Similarly, it is not possible to genetically engineer an adult human like we can with laboratory model organisms. (For the purposes of genetic engineering, a baby human is essentially an “adult”.) The only examples of human genetic engineering are the few instances of successful gene therapy treatments. If you want further explanation, please ask.

But you are right in that society has been “engineering” the next generation to a very small extent in the sense that more and more we are choosing whether an embryo/fetus is to be born based on its traits. Pre-natal diagnosis has been available for a long time via ultrasound. This technique enables gross developmental defects to be detected and sometimes people choose to abort the fetus as a result. It also allows the early detection of repairable defects that would otherwise cause the early death of the child. For instance, in utero heart surgery on a baby is possible. More recently, genetic pre-natal diagnosis has been able to detect a range of genetic diseases and susceptibilities in unborn fetuses. Sometimes people choose to abort the fetus as a result, other times it provides valuable lifestyle indicators that limit, or prevent, the effects of the disease.

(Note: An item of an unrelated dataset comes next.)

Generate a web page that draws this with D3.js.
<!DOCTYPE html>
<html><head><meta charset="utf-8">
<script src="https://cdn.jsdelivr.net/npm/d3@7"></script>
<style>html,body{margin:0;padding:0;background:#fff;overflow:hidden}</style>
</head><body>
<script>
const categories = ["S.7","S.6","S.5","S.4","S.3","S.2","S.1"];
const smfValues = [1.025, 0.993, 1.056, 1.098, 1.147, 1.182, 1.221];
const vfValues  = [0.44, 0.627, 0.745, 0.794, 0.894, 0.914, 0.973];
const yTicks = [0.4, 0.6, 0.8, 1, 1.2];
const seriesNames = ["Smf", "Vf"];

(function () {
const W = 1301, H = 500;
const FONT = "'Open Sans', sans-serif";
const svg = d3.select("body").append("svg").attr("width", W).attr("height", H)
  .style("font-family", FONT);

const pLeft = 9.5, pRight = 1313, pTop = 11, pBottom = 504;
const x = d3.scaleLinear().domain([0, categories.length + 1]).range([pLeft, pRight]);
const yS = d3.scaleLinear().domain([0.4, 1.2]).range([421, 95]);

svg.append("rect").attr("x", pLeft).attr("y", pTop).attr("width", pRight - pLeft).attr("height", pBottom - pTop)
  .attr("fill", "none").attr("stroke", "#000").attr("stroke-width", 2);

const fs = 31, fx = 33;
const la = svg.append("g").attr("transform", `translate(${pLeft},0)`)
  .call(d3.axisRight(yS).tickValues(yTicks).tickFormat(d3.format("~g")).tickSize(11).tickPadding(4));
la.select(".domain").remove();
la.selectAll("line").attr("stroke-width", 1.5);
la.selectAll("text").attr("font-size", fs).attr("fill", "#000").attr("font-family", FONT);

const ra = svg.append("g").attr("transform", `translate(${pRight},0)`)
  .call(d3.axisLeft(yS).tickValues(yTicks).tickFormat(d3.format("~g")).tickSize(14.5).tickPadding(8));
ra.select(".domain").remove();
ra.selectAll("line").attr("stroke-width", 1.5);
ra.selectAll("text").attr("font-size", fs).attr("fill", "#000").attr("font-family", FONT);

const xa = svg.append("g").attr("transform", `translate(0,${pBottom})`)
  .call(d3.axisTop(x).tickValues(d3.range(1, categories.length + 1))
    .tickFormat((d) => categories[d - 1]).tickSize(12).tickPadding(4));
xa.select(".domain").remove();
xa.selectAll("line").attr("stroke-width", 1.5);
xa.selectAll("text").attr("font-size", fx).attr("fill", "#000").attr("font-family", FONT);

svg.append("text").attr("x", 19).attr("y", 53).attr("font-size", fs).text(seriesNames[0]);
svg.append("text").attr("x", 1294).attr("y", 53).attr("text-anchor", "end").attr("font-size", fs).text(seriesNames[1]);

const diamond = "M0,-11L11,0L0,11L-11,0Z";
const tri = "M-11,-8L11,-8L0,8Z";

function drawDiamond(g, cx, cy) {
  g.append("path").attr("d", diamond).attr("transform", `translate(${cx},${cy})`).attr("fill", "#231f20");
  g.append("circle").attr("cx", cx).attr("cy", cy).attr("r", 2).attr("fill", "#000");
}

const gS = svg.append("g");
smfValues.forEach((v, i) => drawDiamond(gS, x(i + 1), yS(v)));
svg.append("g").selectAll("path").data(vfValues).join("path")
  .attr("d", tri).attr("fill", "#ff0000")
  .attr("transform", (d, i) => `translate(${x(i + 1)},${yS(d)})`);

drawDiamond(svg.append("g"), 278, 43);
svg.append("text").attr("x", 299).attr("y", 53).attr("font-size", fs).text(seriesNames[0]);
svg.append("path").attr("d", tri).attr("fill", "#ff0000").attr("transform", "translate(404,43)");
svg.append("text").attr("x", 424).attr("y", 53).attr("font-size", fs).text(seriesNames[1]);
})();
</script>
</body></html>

In fact, it has gone even further than that. I am aware of at least a couple of publicized instances of in vitro genetic screening of pre-implantation embryos. In other words, embryos were created by IVF, screened for desirable genetic factors, and only those embryos that were ‘acceptable’ were implanted into the female. As far as I am aware, all these instances were cases were the parents had an existing child in need of a bone marrow transplant in order to survive, so they had another child via in vitro genetic screening of pre-implantation embryos so that the new child would be a suitable genetic match for the existing child. Umbilical cord stem cells from the new "screened" child were then transplanted into the existing child’s bone marrow.

As far as I am concerned, this is all well and good and acceptable. The issue that society will face in the near future is to what extent it will be permissible to reject such pre-implantation embryos and to abort fetuses. As our knowledge of genetics grows, it will be possible for us to determine “non-essential” physical traits, not just the presence of life-threatening genetic diseases. We will be able to determine whether an embryo in a dish or a fetus in the womb will grow into a person with good sporting ability, or musical ability, or blonde hair, or be tall, or short, or violent, or short-sighted etc etc etc. Parents will want to start making decisions based on these traits. This is the situation explored in the movie ‘Gattaca’ (very well in my opinion). Society will face some interesting ethical choices in the very near future. :eek: <P>
 
Hercules Rockefeller said:
Parents will want to start making decisions based on these traits. This is the situation explored in the movie ‘Gattaca’ (very well in my opinion). Society will face some interesting ethical choices in the very near future. :eek: <P>
Nice post Hercules, and a good movie too :)

I think that we are still technologically a ways off before this type of selection really becomes feasible from a societal point of view. However, I don't think that there is any reason to believe that the Gattaca idea is fundamentally impossible.

Obviously any functional society must "shape and mould its inhabitants" to some degree. So using something like genetic engineering to accomplish that is simply a new tool to do something society should do anyway.

So I guess there are two questions here. 1) what kinds of control/shaping can a just society exert on its members? 2) what kinds of genetic engineering technologies are fundamentally unethical? I guess anything that would be considered both just social engineering and ethical genetic engineering would be permissible.